Fertilization strategies – which to adopt?

Farming strategies and nutrient supply determine yield, quality and earnings.

And there are as many fertilization plans as there are farms. Which fertilization strategy is best adapted to the specific needs of each farm?

Manure

Best in early spring 

Nutrient supply on dairy farms can be covered to a great extent by manure, especially in case of concentrate feeding. Nutrient contents need to be monitored closely. In case of regular manure application, nitrogen availability from manure can be accounted for at 70-80& (60% from the current year and up to 20% from the preceeding year). Remaining nutrient needs, especially nitrogen, are to be compensated by the right mix of mineral fertilizers. Manure spreading is best started in early spring, 2-3 weeks prior to vegetation start. Usual application rates are 20-25m3. Less manure must be applied to pastures since it can lead to excessive potash levels.

Nitrogen 

Needed early 

Nitrogen drives crop yield. Requirements for potassium, phosphate, sulfur, calcium and magnesium are therefore related to the amount of applied nitrogen. Nitrogen needs are high from start of growth and well before emergence of the leaf system. At this point in time, nitrogen supply from the soil is insufficient and high yield strategies require application of nitrogen by manure or mineral fertilizer. 

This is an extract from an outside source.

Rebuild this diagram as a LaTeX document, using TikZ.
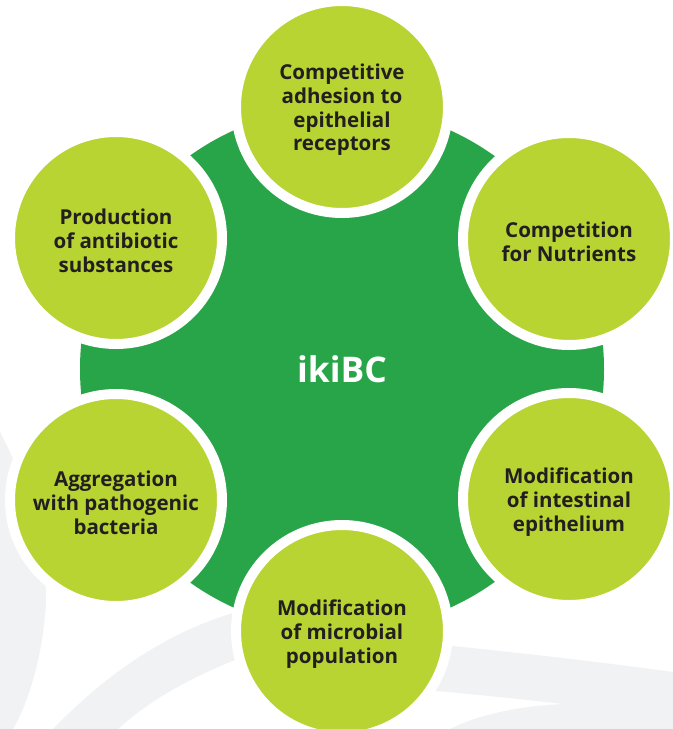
\documentclass[tikz,border=0pt]{standalone}
\usepackage{fontspec}
\setmainfont{Open Sans}
\definecolor{coregreen}{HTML}{29A549}
\definecolor{lime}{HTML}{B8D432}
\definecolor{swoosh}{HTML}{F1F2F4}
\definecolor{ink}{HTML}{231F20}
\begin{document}
\begin{tikzpicture}[x=0.75pt,y=-0.75pt,
  core/.style={circle, fill=coregreen, inner sep=0pt, minimum size=393pt,
    text=white, font=\bfseries\fontsize{26.5}{30}\selectfont},
  effect/.style={circle, fill=lime, draw=white, line width=7.5pt,
    inner sep=0pt, minimum size=159pt, align=center, text=ink,
    font=\bfseries\fontsize{15.4}{17.8}\selectfont},
  label/.style={align=center, text=ink, inner sep=0pt, yshift=-2.25pt,
    font=\bfseries\fontsize{15.4}{17.8}\selectfont}]
\clip (0,0) rectangle (673,729);

% faint background swooshes
\fill[swoosh] (0,432) .. controls (25,480) and (46,540) .. (46,600)
  .. controls (44,650) and (30,700) .. (13,729) -- (0,729) -- cycle;
\fill[swoosh] (53,729) .. controls (110,670) and (170,632) .. (233,613)
  .. controls (300,593) and (380,632) .. (453,646)
  .. controls (530,654) and (600,662) .. (673,672)
  -- (673,704) -- (563,704)
  .. controls (520,699) and (480,695) .. (437,691)
  .. controls (380,685) and (290,640) .. (235,660)
  .. controls (190,678) and (150,700) .. (118,729) -- cycle;
\fill[swoosh] (450,729) .. controls (480,714) and (520,706) .. (563,704)
  .. controls (600,702) and (640,702) .. (673,702) -- (673,729) -- cycle;

% central disc
\node[core] (core) at (342,369) {ikiBC};

% surrounding mechanisms: disc with white rim, then its caption
\node[effect] (adhesion)    at (342,107) {};
\node[effect] (nutrients)   at (569,239) {};
\node[effect] (epithelium)  at (569,499) {};
\node[effect] (microbial)   at (342,631) {};
\node[effect] (aggregation) at (116,500) {};
\node[effect] (antibiotic)  at (116,238) {};

\node[label] (adhesion-text)    at (adhesion)    {Competitive\\adhesion to\\epithelial\\receptors};
\node[label] (nutrients-text)   at (nutrients)   {Competition\\for Nutrients};
\node[label] (epithelium-text)  at (epithelium)  {Modification\\of intestinal\\epithelium};
\node[label] (microbial-text)   at (microbial)   {Modification\\of microbial\\population};
\node[label] (aggregation-text) at (aggregation) {Aggregation\\with pathogenic\\bacteria};
\node[label] (antibiotic-text)  at (antibiotic)  {Production\\of antibiotic\\substances};
\end{tikzpicture}
\end{document}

Nitrogen is taken up by grass quickly, but incorporated into proteins and other structures with delay. Sufficient time must therefore pass between application and cutting or grazing. Split applications, adjusted to cut frequency, provide the highest results. Spring fertilization is most efficient and important to compensate for low soil supply.

Different forms of nitrogen were applied to grassland on loamy sandy soils at a rate of 190 kg/ha under controlled conditions in a German field trial. Significant differences in dry matter (DM) yield were observed. Ammonium nitrate (applied as CAN) offers the highest yield and UAN solution the lowest (-26%) mainly due to volatilization losses.

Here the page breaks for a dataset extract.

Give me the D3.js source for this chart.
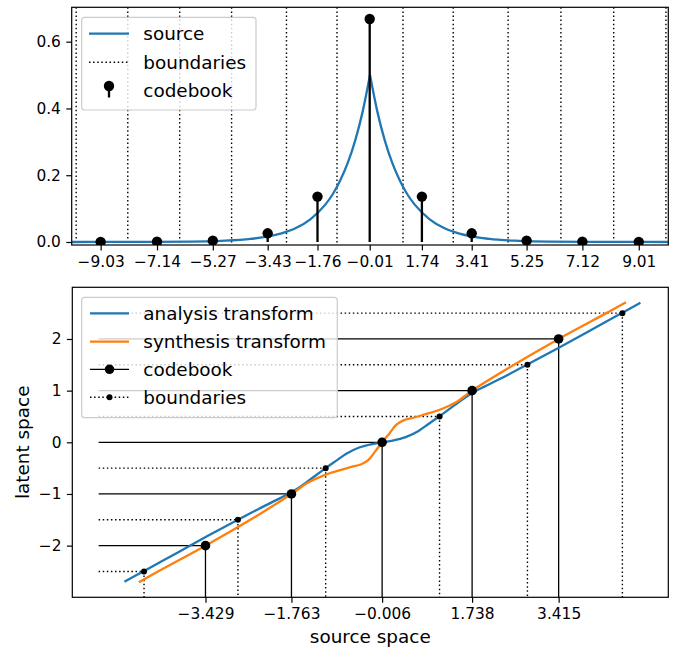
<!DOCTYPE html>
<html>
<head>
<meta charset="utf-8">
<script src="https://cdn.jsdelivr.net/npm/d3@7"></script>
<style>
  body { margin: 0; background: #fff; }
  text { font-family: "DejaVu Sans", sans-serif; fill: #000; }
</style>
</head>
<body>
<script>
// ---- data ----
// top panel: source density, codebook and boundaries
var sourceX = [-10, -8, -6, -5, -4, -3, -2.5, -2, -1.5, -1.25, -1, -0.75, -0.5, -0.25, 0,
               0.25, 0.5, 0.75, 1, 1.25, 1.5, 2, 2.5, 3, 4, 5, 6, 8, 10];
var sourceY = [0.00002, 0.00017, 0.0012, 0.0034, 0.0092, 0.025, 0.041, 0.068, 0.112, 0.143, 0.184, 0.236, 0.303, 0.389, 0.5,
               0.389, 0.303, 0.236, 0.184, 0.143, 0.112, 0.068, 0.041, 0.025, 0.0092, 0.0034, 0.0012, 0.00017, 0.00002];
var codebookTop = [-9.03, -7.14, -5.27, -3.43, -1.76, -0.01, 1.74, 3.41, 5.25, 7.12, 9.01];
var probTop = [0.0001, 0.0007, 0.004, 0.026, 0.136, 0.668, 0.136, 0.026, 0.004, 0.0007, 0.0001];
var boundsTop = [-9.85, -8.12, -6.38, -4.64, -2.80, -1.107, 1.107, 2.79, 4.63, 6.40, 8.17, 9.92];
var yTicksTop = [0, 0.2, 0.4, 0.6];

// bottom panel: transforms, codebook and boundaries
var analysisX = [-5.0, -4.6, -4.0, -3.4, -2.8, -2.4, -2.0, -1.7, -1.4, -1.1, -0.9, -0.7, -0.45, -0.2, 0,
                 0.2, 0.45, 0.7, 0.9, 1.1, 1.4, 1.7, 2.0, 2.4, 2.8, 3.4, 4.0, 4.6, 5.0];
var analysisY = [-2.70, -2.48, -2.15, -1.82, -1.50, -1.29, -1.09, -0.93, -0.72, -0.50, -0.36, -0.22, -0.10, -0.033, 0,
                 0.033, 0.10, 0.22, 0.36, 0.50, 0.72, 0.93, 1.09, 1.29, 1.50, 1.82, 2.15, 2.48, 2.70];
var synthY = [-2.71, -2.5, -2.0, -1.5, -1.0, -0.78, -0.63, -0.54, -0.48, -0.43, -0.34, -0.18, 0,
              0.18, 0.34, 0.43, 0.48, 0.54, 0.63, 0.78, 1.0, 1.5, 2.0, 2.5, 2.71];
var synthX = [-4.72, -4.35, -3.429, -2.56, -1.763, -1.44, -1.11, -0.82, -0.62, -0.42, -0.27, -0.143, -0.006,
              0.143, 0.27, 0.42, 0.62, 0.82, 1.11, 1.436, 1.738, 2.55, 3.415, 4.34, 4.72];
var codeX = [-3.429, -1.763, -0.006, 1.738, 3.415];
var codeY = [-2, -1, 0, 1, 2];
var boundX = [-4.62, -2.80, -1.10, 1.107, 2.81, 4.65];
var boundY = [-2.5, -1.5, -0.5, 0.5, 1.5, 2.5];
var yTicksBot = [-2, -1, 0, 1, 2];
var lineStart = -5.5;   // where the guide lines start in source space

var blue = "#1f77b4", orange = "#ff7f0e";
var tickFont = 15.4, labelFont = 18.4;
var dotted = "1.5,2.6";
var minus = function(s) { return s.replace("-", "\u2212"); };

var svg = d3.select("body").append("svg")
    .attr("width", 678)
    .attr("height", 649);

// ================= TOP PANEL =================
var topBox = {left: 71.7, right: 668.3, top: 7.3, bottom: 245};
var x1 = d3.scaleLinear().domain([-10, 10]).range([topBox.left, topBox.right]);
var y1 = d3.scaleLinear().domain([-0.009, 0.703]).range([topBox.bottom, topBox.top]);

svg.append("clipPath").attr("id", "clipTop")
  .append("rect")
    .attr("x", topBox.left).attr("y", topBox.top)
    .attr("width", topBox.right - topBox.left).attr("height", topBox.bottom - topBox.top);

var g1 = svg.append("g").attr("clip-path", "url(#clipTop)");

// boundaries
g1.selectAll(".bnd")
    .data(boundsTop)
  .enter().append("line")
    .attr("x1", function(d) { return x1(d); })
    .attr("x2", function(d) { return x1(d); })
    .attr("y1", topBox.top)
    .attr("y2", topBox.bottom)
    .attr("stroke", "#000")
    .attr("stroke-width", 1.4)
    .attr("stroke-dasharray", dotted);

// source curve, drawn as two halves so the peak stays sharp
var srcPts = sourceX.map(function(d, i) { return [d, sourceY[i]]; });
var peak = sourceY.indexOf(d3.max(sourceY));
var srcLine = d3.line()
    .x(function(d) { return x1(d[0]); })
    .y(function(d) { return y1(d[1]); })
    .curve(d3.curveMonotoneX);
[srcPts.slice(0, peak + 1), srcPts.slice(peak)].forEach(function(part) {
  g1.append("path")
    .attr("d", srcLine(part))
    .attr("fill", "none")
    .attr("stroke", blue)
    .attr("stroke-width", 2.3);
});

// codebook stems
g1.selectAll(".stem")
    .data(codebookTop)
  .enter().append("line")
    .attr("x1", function(d) { return x1(d); })
    .attr("x2", function(d) { return x1(d); })
    .attr("y1", y1(0))
    .attr("y2", function(d, i) { return y1(probTop[i]); })
    .attr("stroke", "#000")
    .attr("stroke-width", 2.3);
g1.selectAll(".head")
    .data(codebookTop)
  .enter().append("circle")
    .attr("cx", function(d) { return x1(d); })
    .attr("cy", function(d, i) { return y1(probTop[i]); })
    .attr("r", 5.2)
    .attr("fill", "#000");

// axes
var ax1 = svg.append("g")
    .attr("transform", "translate(0," + topBox.bottom + ")")
    .call(d3.axisBottom(x1).tickValues(codebookTop).tickSize(5.4).tickPadding(5.4)
      .tickFormat(function(d) { return minus(d3.format(".2f")(d)); }));
var ay1 = svg.append("g")
    .attr("transform", "translate(" + topBox.left + ",0)")
    .call(d3.axisLeft(y1).tickValues(yTicksTop).tickSize(5.4).tickPadding(5.4)
      .tickFormat(d3.format(".1f")));
svg.append("rect")
    .attr("x", topBox.left).attr("y", topBox.top)
    .attr("width", topBox.right - topBox.left).attr("height", topBox.bottom - topBox.top)
    .attr("fill", "none").attr("stroke", "#000").attr("stroke-width", 1.2);

// legend
var leg1 = svg.append("g");
leg1.append("rect")
    .attr("x", 81.7).attr("y", 17.3).attr("width", 174.3).attr("height", 92.7)
    .attr("rx", 3).attr("fill", "#fff").attr("fill-opacity", 0.8)
    .attr("stroke", "#cccccc").attr("stroke-width", 1.2);
leg1.append("line").attr("x1", 89).attr("x2", 129).attr("y1", 33.7).attr("y2", 33.7)
    .attr("stroke", blue).attr("stroke-width", 2.3);
leg1.append("line").attr("x1", 89).attr("x2", 129).attr("y1", 62.3).attr("y2", 62.3)
    .attr("stroke", "#000").attr("stroke-width", 1.4).attr("stroke-dasharray", dotted);
leg1.append("line").attr("x1", 109).attr("x2", 109).attr("y1", 86).attr("y2", 97.5)
    .attr("stroke", "#000").attr("stroke-width", 2.3);
leg1.append("circle").attr("cx", 109).attr("cy", 86).attr("r", 5.2).attr("fill", "#000");
["source", "boundaries", "codebook"].forEach(function(t, i) {
  leg1.append("text")
    .attr("x", 143.3).attr("y", [33.7, 62.3, 90.7][i]).attr("dy", "0.35em")
    .style("font-size", labelFont + "px")
    .text(t);
});

// ================= BOTTOM PANEL =================
var botBox = {left: 72.3, right: 668.3, top: 287.3, bottom: 597.3};
var x2 = d3.scaleLinear().domain([-6.01, 5.54]).range([botBox.left, botBox.right]);
var y2 = d3.scaleLinear().domain([-3, 3]).range([botBox.bottom, botBox.top]);

svg.append("clipPath").attr("id", "clipBot")
  .append("rect")
    .attr("x", botBox.left).attr("y", botBox.top)
    .attr("width", botBox.right - botBox.left).attr("height", botBox.bottom - botBox.top);

var g2 = svg.append("g").attr("clip-path", "url(#clipBot)");

// guide lines for codebook (solid) and boundaries (dotted)
function guides(xs, ys, dash) {
  xs.forEach(function(d, i) {
    g2.append("line")
      .attr("x1", x2(lineStart)).attr("x2", x2(d))
      .attr("y1", y2(ys[i])).attr("y2", y2(ys[i]))
      .attr("stroke", "#000").attr("stroke-width", dash ? 1.4 : 1.3)
      .attr("stroke-dasharray", dash);
    g2.append("line")
      .attr("x1", x2(d)).attr("x2", x2(d))
      .attr("y1", y2(ys[i])).attr("y2", botBox.bottom)
      .attr("stroke", "#000").attr("stroke-width", dash ? 1.4 : 1.3)
      .attr("stroke-dasharray", dash);
  });
}
guides(boundX, boundY, dotted);
guides(codeX, codeY, null);

var tLine = d3.line()
    .x(function(d) { return x2(d[0]); })
    .y(function(d) { return y2(d[1]); })
    .curve(d3.curveMonotoneX);
var smoothLine = d3.line()
    .x(function(d) { return x2(d[0]); })
    .y(function(d) { return y2(d[1]); })
    .curve(d3.curveCatmullRom.alpha(0.5));

g2.append("path")
    .attr("d", tLine(analysisX.map(function(d, i) { return [d, analysisY[i]]; })))
    .attr("fill", "none").attr("stroke", blue).attr("stroke-width", 2.3);
g2.append("path")
    .attr("d", smoothLine(synthX.map(function(d, i) { return [d, synthY[i]]; })))
    .attr("fill", "none").attr("stroke", orange).attr("stroke-width", 2.3);

g2.selectAll(".bdot")
    .data(boundX)
  .enter().append("circle")
    .attr("cx", function(d) { return x2(d); })
    .attr("cy", function(d, i) { return y2(boundY[i]); })
    .attr("r", 3)
    .attr("fill", "#000");
g2.selectAll(".cdot")
    .data(codeX)
  .enter().append("circle")
    .attr("cx", function(d) { return x2(d); })
    .attr("cy", function(d, i) { return y2(codeY[i]); })
    .attr("r", 4.8)
    .attr("fill", "#000");

var ax2 = svg.append("g")
    .attr("transform", "translate(0," + botBox.bottom + ")")
    .call(d3.axisBottom(x2).tickValues(codeX).tickSize(5.4).tickPadding(5.4)
      .tickFormat(function(d) { return minus(d3.format(".3f")(d)); }));
var ay2 = svg.append("g")
    .attr("transform", "translate(" + botBox.left + ",0)")
    .call(d3.axisLeft(y2).tickValues(yTicksBot).tickSize(5.4).tickPadding(5.4)
      .tickFormat(function(d) { return minus(String(d)); }));
svg.append("rect")
    .attr("x", botBox.left).attr("y", botBox.top)
    .attr("width", botBox.right - botBox.left).attr("height", botBox.bottom - botBox.top)
    .attr("fill", "none").attr("stroke", "#000").attr("stroke-width", 1.2);

// style all axes like matplotlib
[ax1, ay1, ax2, ay2].forEach(function(a) {
  a.select(".domain").remove();
  a.selectAll(".tick line").attr("stroke", "#000").attr("stroke-width", 1.2);
  a.selectAll(".tick text")
    .style("font-family", "DejaVu Sans, sans-serif")
    .style("font-size", tickFont + "px")
    .attr("fill", "#000");
});

// axis labels
svg.append("text")
    .attr("x", (botBox.left + botBox.right) / 2).attr("y", 643)
    .attr("text-anchor", "middle")
    .style("font-size", labelFont + "px")
    .text("source space");
svg.append("text")
    .attr("transform", "translate(29," + (botBox.top + botBox.bottom) / 2 + ") rotate(-90)")
    .attr("text-anchor", "middle")
    .style("font-size", labelFont + "px")
    .text("latent space");

// legend
var leg2 = svg.append("g");
leg2.append("rect")
    .attr("x", 81.7).attr("y", 297.3).attr("width", 255.6).attr("height", 120.4)
    .attr("rx", 3).attr("fill", "#fff").attr("fill-opacity", 0.8)
    .attr("stroke", "#cccccc").attr("stroke-width", 1.2);
var ly = [313.3, 341.7, 369.3, 397.3];
leg2.append("line").attr("x1", 90).attr("x2", 129).attr("y1", ly[0]).attr("y2", ly[0])
    .attr("stroke", blue).attr("stroke-width", 2.3);
leg2.append("line").attr("x1", 90).attr("x2", 129).attr("y1", ly[1]).attr("y2", ly[1])
    .attr("stroke", orange).attr("stroke-width", 2.3);
leg2.append("line").attr("x1", 90).attr("x2", 129).attr("y1", ly[2]).attr("y2", ly[2])
    .attr("stroke", "#000").attr("stroke-width", 1.3);
leg2.append("circle").attr("cx", 109.5).attr("cy", ly[2]).attr("r", 4.8).attr("fill", "#000");
leg2.append("line").attr("x1", 90).attr("x2", 129).attr("y1", ly[3]).attr("y2", ly[3])
    .attr("stroke", "#000").attr("stroke-width", 1.4).attr("stroke-dasharray", dotted);
leg2.append("circle").attr("cx", 109.5).attr("cy", ly[3]).attr("r", 3).attr("fill", "#000");
["analysis transform", "synthesis transform", "codebook", "boundaries"].forEach(function(t, i) {
  leg2.append("text")
    .attr("x", 143.3).attr("y", ly[i]).attr("dy", "0.35em")
    .style("font-size", labelFont + "px")
    .text(t);
});
</script>
</body>
</html>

The Nitrate Directive restricts the amount of nitrogen input. Shifting application to the time when it is most needed enhances uptake efficiency and thus reduces overall nitrogen input while preserving yield.

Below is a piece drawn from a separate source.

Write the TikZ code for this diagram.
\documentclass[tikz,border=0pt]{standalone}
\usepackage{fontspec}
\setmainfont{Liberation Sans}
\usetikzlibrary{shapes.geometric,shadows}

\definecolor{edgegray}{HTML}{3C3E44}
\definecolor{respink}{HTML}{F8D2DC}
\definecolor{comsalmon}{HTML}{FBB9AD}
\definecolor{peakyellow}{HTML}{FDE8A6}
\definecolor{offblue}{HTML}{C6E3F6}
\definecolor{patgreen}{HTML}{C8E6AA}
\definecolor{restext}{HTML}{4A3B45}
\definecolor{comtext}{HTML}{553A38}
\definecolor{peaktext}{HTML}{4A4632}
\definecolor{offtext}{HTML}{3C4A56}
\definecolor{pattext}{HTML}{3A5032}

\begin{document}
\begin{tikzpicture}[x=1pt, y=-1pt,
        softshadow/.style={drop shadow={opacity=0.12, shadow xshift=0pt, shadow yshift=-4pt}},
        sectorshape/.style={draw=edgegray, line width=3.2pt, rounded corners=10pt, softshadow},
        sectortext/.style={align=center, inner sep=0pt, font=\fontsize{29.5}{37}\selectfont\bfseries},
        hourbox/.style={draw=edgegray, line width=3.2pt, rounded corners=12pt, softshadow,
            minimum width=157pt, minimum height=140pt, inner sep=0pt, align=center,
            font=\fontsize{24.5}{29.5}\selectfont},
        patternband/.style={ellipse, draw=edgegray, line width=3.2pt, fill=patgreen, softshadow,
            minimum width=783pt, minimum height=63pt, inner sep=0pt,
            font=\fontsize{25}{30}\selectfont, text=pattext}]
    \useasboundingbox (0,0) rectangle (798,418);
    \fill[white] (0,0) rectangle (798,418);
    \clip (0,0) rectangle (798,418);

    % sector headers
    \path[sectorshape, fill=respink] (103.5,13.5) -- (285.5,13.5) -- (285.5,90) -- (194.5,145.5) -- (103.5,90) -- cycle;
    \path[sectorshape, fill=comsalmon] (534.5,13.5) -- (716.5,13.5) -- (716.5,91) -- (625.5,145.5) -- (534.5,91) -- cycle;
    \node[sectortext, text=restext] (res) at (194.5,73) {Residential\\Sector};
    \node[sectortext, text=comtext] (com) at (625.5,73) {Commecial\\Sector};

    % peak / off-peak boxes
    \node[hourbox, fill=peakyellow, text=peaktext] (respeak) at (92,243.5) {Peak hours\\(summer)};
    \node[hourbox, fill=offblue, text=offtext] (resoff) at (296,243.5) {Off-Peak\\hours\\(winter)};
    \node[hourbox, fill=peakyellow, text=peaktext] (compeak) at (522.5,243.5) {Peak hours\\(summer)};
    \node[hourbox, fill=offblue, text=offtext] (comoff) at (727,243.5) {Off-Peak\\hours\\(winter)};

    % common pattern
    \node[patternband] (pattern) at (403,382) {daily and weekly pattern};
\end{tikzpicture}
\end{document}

High losses with urea and UAN

Nitrogen can be applied as mineral fertilizer or manure. When applying mineral fertilizer, not all forms of nitrogen are equal on grassland. High volatilization losses occur with urea and UAN, as shown here.

Phosphorus

Fueling plant metabolism 

Phosphorus is essential for plant metabolism and enzyme activity. Even though phosphorus demand is low compared to nitrogen, its availability accelerates grass growth. The older the sward, the more important is phosphorus fertilization. 

Phosphorus availability is limited on alkaline and acid soils, with an optimum pH of 6.5. Phosphorus is also immobile in the soil, with crop roots taking it up from the soil solution only within 2-4mm of the root. Low soil temperature further reduces phosphorus availability in spring.

For all these reasons, transient phosphorus deficiencies are common. Spring applied phosphorus improves response to applied nitrogen even on soils with good P status.

Potash

High extraction 

Potash is taken up in greatest quantities by grassland, exceeding those of nitrogen. It has an impact on nutrient uptake, photosynthesis, growth rate and feed value. It is particularly important for stem strength as well as drought and cold resistance. Lack of potash can reduce nitrogen uptake and protein content. Mowing regimes extract very large amounts of potash from the field that need to be replaced by manure, whenever possible, or mineral fertilizer. Under high yield mowing regimes, potash needs can exceed 600kg/ha. Grazing regimes have much lower needs due to direct returns by animals, rejecting most of the absorbed potash.

Sulfur

Decreasing depositions

Sulfur is essential for protein formation. Sulfur deficiency decreases nitrogen efficiency and reduces yield. Historically, sufficient sulfur was supplied by atmospheric deposition. Today, cleaner air and higher yield expectations create a need for sulfur fertilization. Sulfur exportation can reach 45kg/ha. Sulfur from manure is not immediately available to plants and can be taken into account only on a long term basis. 

Sulfur deficiency is detected by the N:S ratio in crops. A ratio of 12:1 is sufficient. Above a ratio of 15:1 deficiency becomes significant. 20-40kg of sulfur prior to the 1st and 2nd cut is recommended since sulfur mineralization sets in only at higher temperatures.